A diretora-gerente do FMI, Kristalina Georgieva, tem instado Pequim a reorientar sua economia do investimento e das exportações para o consumo, criando uma nova fonte de crescimento. Em uma cidade onde muitos restaurantes antes lotados agora estão meio vazios ou fechados, Georgieva pediu a jornalistas chineses que ajudassem a difundir sua mensagem: “É patriótico gastar dinheiro”, afirmou.
Reduzir o apoio estatal às empresas permitiria que o mercado tivesse um papel maior na alocação eficiente dos recursos, disse ela.

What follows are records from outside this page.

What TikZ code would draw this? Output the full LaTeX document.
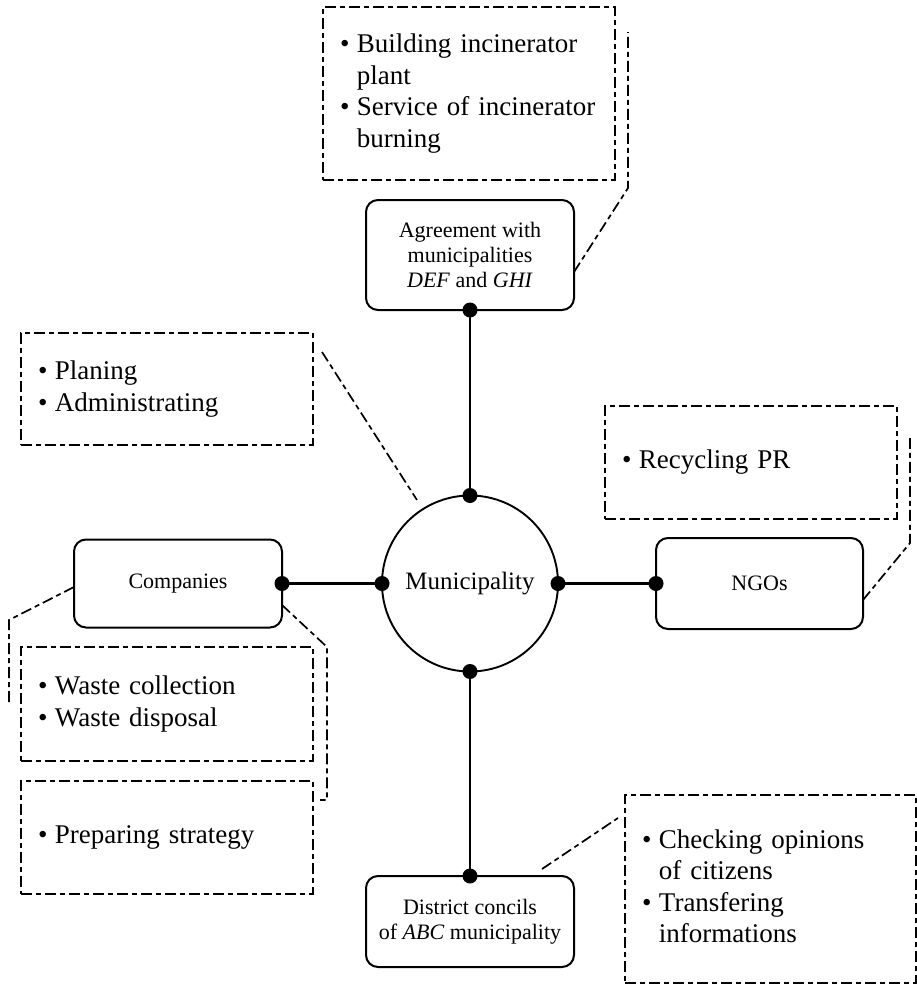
\documentclass[tikz,border=0pt]{standalone}
\usepackage{fontspec}
\setmainfont{Liberation Serif}
\newcommand\notefont{\fontsize{27}{31.5}\selectfont}
\newcommand\partyfont{\fontsize{22}{25}\selectfont}
\newcommand\hubfont{\fontsize{25}{28}\selectfont}
% bullet list with manual line breaks
\newenvironment{bul}{\begin{tabular}{@{}l@{\hspace{7.5pt}}l@{}}}{\end{tabular}}
\newcommand\bi{\textbullet}

\begin{document}
\begin{tikzpicture}[x=1pt,y=-1pt,
  every node/.style={inner sep=0pt,outer sep=0pt},
  hub/.style={circle,draw,line width=1.9pt,minimum size=176pt,font=\hubfont},
  party/.style={rectangle,rounded corners=12pt,draw,line width=2pt,align=center,font=\partyfont},
  dashpat/.style={dash pattern=on 11pt off 4pt on 5pt off 4pt},
  notebox/.style={draw,dashpat,line width=1.8pt,inner xsep=17pt,font=\notefont,align=left},
  callout/.style={dashpat,line width=1.7pt},
  link/.style={line width=2.4pt}]
\useasboundingbox (0,0) rectangle (917,988);

% central actor and its partners
\node[hub] (mun) at (470,583.5) {Municipality};
\node[party,minimum width=208pt,minimum height=110pt] (agr) at (470,255)
  {Agreement with\\municipalities\\\textit{DEF} and \textit{GHI}};
\node[party,minimum width=208pt,minimum height=88pt] (com) at (178,583.5) {Companies};
\node[party,minimum width=207pt,minimum height=91pt] (ngo) at (759.5,583.5) {NGOs};
\node[party,minimum width=208pt,minimum height=91pt] (dis) at (470,921.5)
  {District concils\\of \textit{ABC} municipality};

% links with end dots
\draw[link] (agr.south) -- (mun.north);
\draw[link] (com.east) -- (mun.west);
\draw[link] (mun.east) -- (ngo.west);
\draw[link] (mun.south) -- (dis.north);
\foreach \p in {agr.south,mun.north,com.east,mun.west,mun.east,ngo.west,mun.south,dis.north}
  \fill (\p) circle (7.5pt);

% task lists
\node[notebox,text width=258pt,minimum height=173pt] (nA) at (469,93.5)
  {\begin{bul}\bi & Building incinerator\\ & plant\\ \bi & Service of incinerator\\ & burning\end{bul}};
\node[notebox,text width=258pt,minimum height=112pt] (nB) at (167,389)
  {\begin{bul}\bi & Planing\\ \bi & Administrating\end{bul}};
\node[notebox,text width=258pt,minimum height=113pt] (nC) at (751,462.5)
  {\begin{bul}\bi & Recycling PR\end{bul}};
\node[notebox,text width=258pt,minimum height=114pt] (nD) at (167,704)
  {\begin{bul}\bi & Waste collection\\ \bi & Waste disposal\end{bul}};
\node[notebox,text width=258pt,minimum height=113pt] (nE) at (167,837.5)
  {\begin{bul}\bi & Preparing strategy\end{bul}};
\node[notebox,text width=257pt,minimum height=188pt] (nF) at (770.5,889)
  {\begin{bul}\bi & Checking opinions\\ & of citizens\\ \bi & Transfering\\ & informations\end{bul}};

% callout leaders
\coordinate (cA1) at (628,188);
\coordinate (cA2) at (628,32);
\draw[callout] ([yshift=-17pt]agr.east) -- (cA1) -- (cA2);

\coordinate (cB1) at (322,352);
\coordinate (cB2) at (417,500);
\draw[callout] (cB1) -- (cB2);

\coordinate (cC1) at (910,543);
\coordinate (cC2) at (910,438);
\draw[callout] ([yshift=-16.5pt]ngo.east) -- (cC1) -- (cC2);

\coordinate (cL1) at (9,620);
\coordinate (cL2) at (9,703);
\draw[callout] ([yshift=-3.5pt]com.west) -- (cL1) -- (cL2);

\coordinate (cR1) at (327,647);
\coordinate (cR2) at (327,800);
\coordinate (cR3) at (320,800);
\draw[callout] ([yshift=-21.5pt]com.east) -- (cR1) -- (cR2) -- (cR3);

\coordinate (cF1) at (542,869);
\coordinate (cF2) at (618,818);
\draw[callout] (cF1) -- (cF2);
\end{tikzpicture}
\end{document}
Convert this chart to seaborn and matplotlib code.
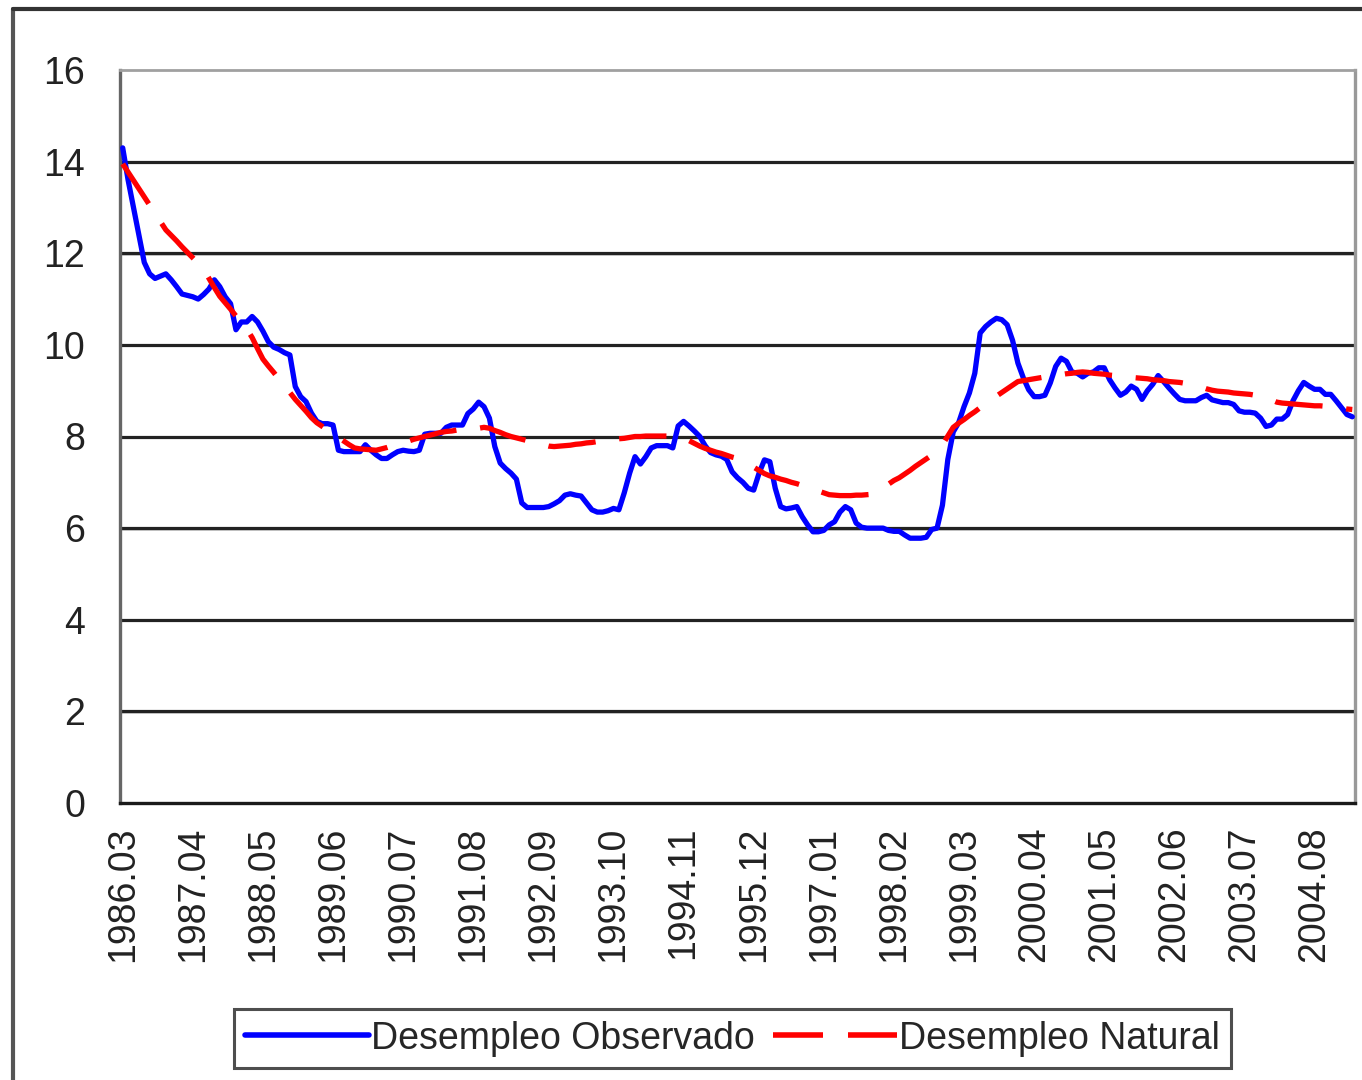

Isso também liberaria verbas para enfrentar outro problema estrutural da economia chinesa: uma rede de proteção social relativamente frágil, que leva muitas famílias a poupar em vez de consumir.
“É uma grande oportunidade”, disse Georgieva. “Aproveitá-la exige escolhas corajosas.”
Persistência
Por enquanto, porém, o rumo definido pelo líder Xi Jinping parece claro. Em vez de reformular o modelo econômico, o governo aposta em expandir as exportações como saída para os problemas internos.
O superávit comercial do país superou US$ 1 trilhão em bens pela primeira vez no acumulado até novembro, evidenciando a resiliência do ecossistema manufatureiro chinês mesmo diante das tarifas impostas por Trump.
A busca pela autossuficiência via gastos estatais tem raízes profundas na história chinesa. O líder Mao Zedong defendeu a independência tecnológica nas décadas de 1950 e 1960, quando as relações com a União Soviética se deterioraram. Sua campanha agressiva para ampliar a produção de aço, em detrimento do trabalho agrícola durante o Grande Salto Adiante, contribuiu para uma fome que matou dezenas de milhões de pessoas.
A diferença agora é que a China dispõe de muito mais recursos para perseguir seus objetivos de autossuficiência — desde alguns dos principais cientistas e engenheiros do mundo até o capital estrangeiro gerado por seus superávits comerciais.
Poços sem fundo
Os contornos desse impulso já estavam claros antes mesmo de Trump assumir a presidência pela primeira vez, quando Pequim passou a direcionar apoio estatal a setores estratégicos como biotecnologia, robótica e veículos elétricos. Governos provinciais despejaram dezenas de bilhões de dólares nessas áreas — grande parte, no entanto, acabou desperdiçada.
Na cidade de Hefei, a cerca de 400 quilômetros a oeste de Xangai, a montadora de veículos elétricos NIO anunciou em 2020 que receberia aproximadamente US$ 1 bilhão de investidores ligados ao Estado. Entre 2020 e 2024, a empresa acumulou perdas superiores a US$ 10 bilhões. Mesmo assim, investidores concordaram em aportar cerca de US$ 500 milhões adicionais no ano passado. O desempenho da NIO melhorou levemente em 2025, mas a companhia ainda registrou prejuízo de cerca de US$ 500 milhões no terceiro trimestre.
Um problema mais profundo é que os investimentos em tecnologia e os subsídios estatais se concentram em setores que não geram empregos suficientes. Um em cada seis jovens nas áreas urbanas da China está desempregado.
A SMIC, maior fabricante de chips do país e principal beneficiária do apoio estatal, emprega cerca de 20 mil pessoas. Já a UBTech, uma das principais produtoras de robôs humanoides, tinha 2.272 funcionários em 30 de junho — apenas 259 a mais do que no fim de 2023.
Pequim reconhece esses desafios, embora autoridades indiquem que a autossuficiência seguirá como prioridade no próximo plano quinquenal.
“A autossuficiência e o fortalecimento científico e tecnológico são a base da prosperidade nacional”, escreveu Guo Yuewen, secretário do Partido Comunista na Academia de Ciências Sociais de Guangdong, em artigo publicado no mês passado em um jornal estatal. “E são a chave para a segurança do país.”